--- Dataset excerpt ---
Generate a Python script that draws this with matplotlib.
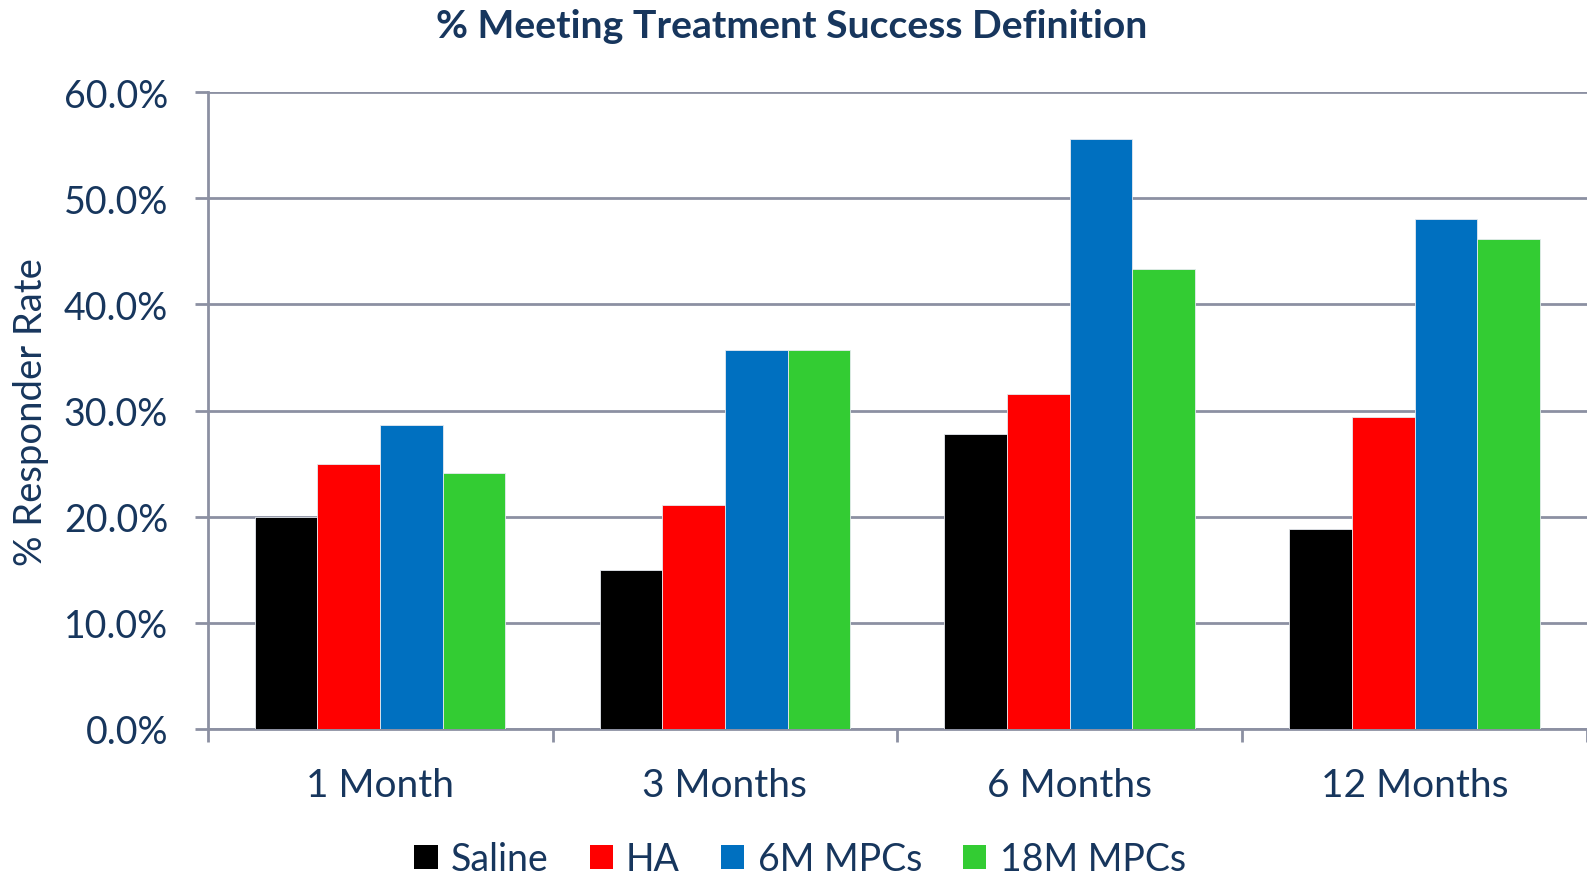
import matplotlib
matplotlib.use("Agg")
import matplotlib.pyplot as plt
from matplotlib.ticker import FixedLocator, FuncFormatter
from matplotlib.patches import Patch
import numpy as np

categories = ["1 Month", "3 Months", "6 Months", "12 Months"]
series_names = ["Saline", "HA", "6M MPCs", "18M MPCs"]
saline = [20.0, 15.0, 27.8, 18.8]
ha = [25.0, 21.1, 31.6, 29.4]
mpc_6m = [28.6, 35.7, 55.6, 48.0]
mpc_18m = [24.1, 35.7, 43.3, 46.2]
yticks = [0, 10, 20, 30, 40, 50, 60]
title = "% Meeting Treatment Success Definition"
ylabel = "% Responder Rate"

colors = ["#000000", "#FF0000", "#0070C0", "#33CC33"]
text_color = "#17365D"
grid_color = "#8C90A2"
font = ["Lato", "DejaVu Sans"]

plt.rcParams["font.family"] = font

W, H = 1587, 878
fig = plt.figure(figsize=(W / 100, H / 100), dpi=100)
ax_left, ax_right, ax_top, ax_bottom = 207.7, 1587, 93.0, 730.0
ax = fig.add_axes([ax_left / W, 1 - ax_bottom / H, (ax_right - ax_left) / W, (ax_bottom - ax_top) / H])

data = [saline, ha, mpc_6m, mpc_18m]
x = np.arange(len(categories))
group = 0.727
bw = group / len(data)
for i, (vals, c) in enumerate(zip(data, colors)):
    ax.bar(x + (i - 1.5) * bw, vals, width=bw, color=c, edgecolor="#E6EAF0",
           linewidth=0.6, zorder=3)

ax.set_xlim(-0.5, len(categories) - 0.5)
ax.set_ylim(0, 60)
ax.yaxis.set_major_locator(FixedLocator(yticks))
ax.yaxis.set_major_formatter(FuncFormatter(lambda v, p: f"{v:.1f}%"))
ax.grid(axis="y", color=grid_color, linewidth=2.0, zorder=0)
ax.set_axisbelow(True)

ax.set_xticks(np.arange(-0.5, len(categories) + 0.5, 1.0))
ax.set_xticklabels([])
ax.set_xticks(x, minor=True)
ax.set_xticklabels(categories, minor=True)
ax.tick_params(axis="x", which="major", length=9.5, width=2, color=grid_color, direction="out")
ax.tick_params(axis="x", which="minor", length=0, pad=27.5, labelsize=28, labelcolor=text_color)
ax.tick_params(axis="y", which="major", length=9.5, width=2, color=grid_color, direction="out",
               pad=19, labelsize=27, labelcolor=text_color)

for s in ["top", "right"]:
    ax.spines[s].set_visible(False)
for s in ["left", "bottom"]:
    ax.spines[s].set_color(grid_color)
    ax.spines[s].set_linewidth(2)

fig.text(792 / W, 1 - 27 / H, title, ha="center", va="center", fontsize=28.2,
         fontweight="bold", color=text_color)
fig.text(31 / W, 1 - 412 / H, ylabel, ha="center", va="center", rotation=90,
         fontsize=27.5, color=text_color)

handles = [Patch(facecolor=c, edgecolor="none") for c in colors]
leg = fig.legend(handles, series_names, loc="center", bbox_to_anchor=(800 / W, 1 - 860 / H),
                 ncol=4, frameon=False, fontsize=27, handlelength=0.62, handleheight=0.62,
                 handletextpad=0.35, columnspacing=1.1, borderaxespad=0, borderpad=0)
for t in leg.get_texts():
    t.set_color(text_color)

fig.savefig("out.png", dpi=100)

--- To do ---
Starting at the first line of the material, output exactly the lines up to and including the one with "import numpy as np". Do not include the pictures.

--- Exercise solution ---
Generate a Python script that draws this with matplotlib.
import matplotlib
matplotlib.use("Agg")
import matplotlib.pyplot as plt
from matplotlib.ticker import FixedLocator, FuncFormatter
from matplotlib.patches import Patch
import numpy as np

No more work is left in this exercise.